Le tube que sont les « Fantaisie et fugue » d’Alexandre-Pierre-François Boëly est engagé sur un tempo allant, en dépit du nombre de notes au programme.
Les doigts sont déliés,
les phrasés sont nets,
le choix des sonorités est guidé par une simplicité apparente qui n’est jamais anémie
(contrastes,
jeux de détail,
épaisseur des basses superbes).
L’ensemble est porté par un agencement de plans sonores aussi astucieux que convaincant. Un second offertoire sur « O filii et filiae », du rare François-Joseph Benaut, celui-ci, se glisse alors sur la forme canonique du thème-et-variations. Vincent Rigot y déploie notamment
d’habiles changements de sonorités (plaisir attendu de l’exercice varié),
une tonicité à même de faire presque oublier la justesse des anches, parfois facétieuse, et
un art consommé de poser des effets d’attente dans les passages chromatisants.
L’orgue de Saint-Eugène-Sainte-Cécile (Paris 9) après la bataille. Photo : Bertrand Ferrier.
L’Agitatoop. 174 n°5 de Josef Rheinberger, avec son titre à faire trembler les pasteurs craignant de distiller le désordre par la musique, tient sa promesse dès le début. Il y a
de la virulence,
des à-coups et
une surabondance de notes permettant à l’interprète de rentabiliser sa sémillante virtuosité digitale.

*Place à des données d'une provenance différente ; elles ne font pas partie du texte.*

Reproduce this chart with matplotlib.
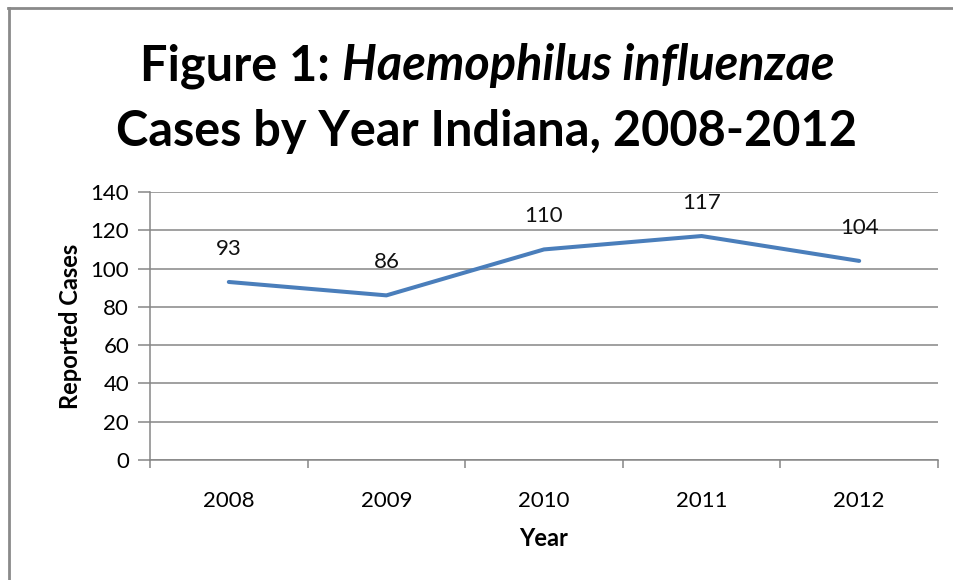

Derrière le tohu-bohu apparaissent
des trouvailles harmoniques très rheinbergériennes,
un motorisme réjouissant et
une façon de nuancer très efficace.
Musicien de l’église épiscopale mort en 1964, Frederick Candlyn a griffonné un prélude pascal sur « O filii et filiae ». C’est aussi pour ces embardées submergeant la faible inventivité des programmes d’organistes français que l’on aime venir ouïr Vincent Rigot ! Dans un style postromantique, le compositeur glisse une fugue dans un prélude qui, par-delà un rigorisme suranné un brin pesant, séduit par
la constance de l’inspiration,
les changements de couleur proposés, et
la coda habilement – quoique conventionnellement – triomphante.
Après les rares Benaut et Candlyn, l’organiste ne néglige pas les monuments qui balisent le répertoire en osant une bien connue Pièce héroïque de César Franck. L’orgue semble taillé sur mesure pour cette pièce ambitieuse, d’autant que l’instrumentiste a trouvé le bon tempo : pas trop lent parce que, sinon, c’est chpoufi-chpoufa ; pas trop prompt, sinon, le son devient gloubi-boulga (pardon pour les non-experts en musicologie qui sont sans doute impressionnés par ces termes techniques tout à fait communs dans notre art). La deuxième partie est
éclairée avec soin,
jouée avec maîtrise,
nuancée avec goût.
La solennité du finale met en valeur
la richesse de l’orgue de Saint-Eugène-Sainte-Cécile,
la qualité de l’acoustique de l’église, et
la musicalité de l’interprète.
Un récital
malin,
intéressant et
joué avec une maestria qui n’oublie jamais d’être musicale.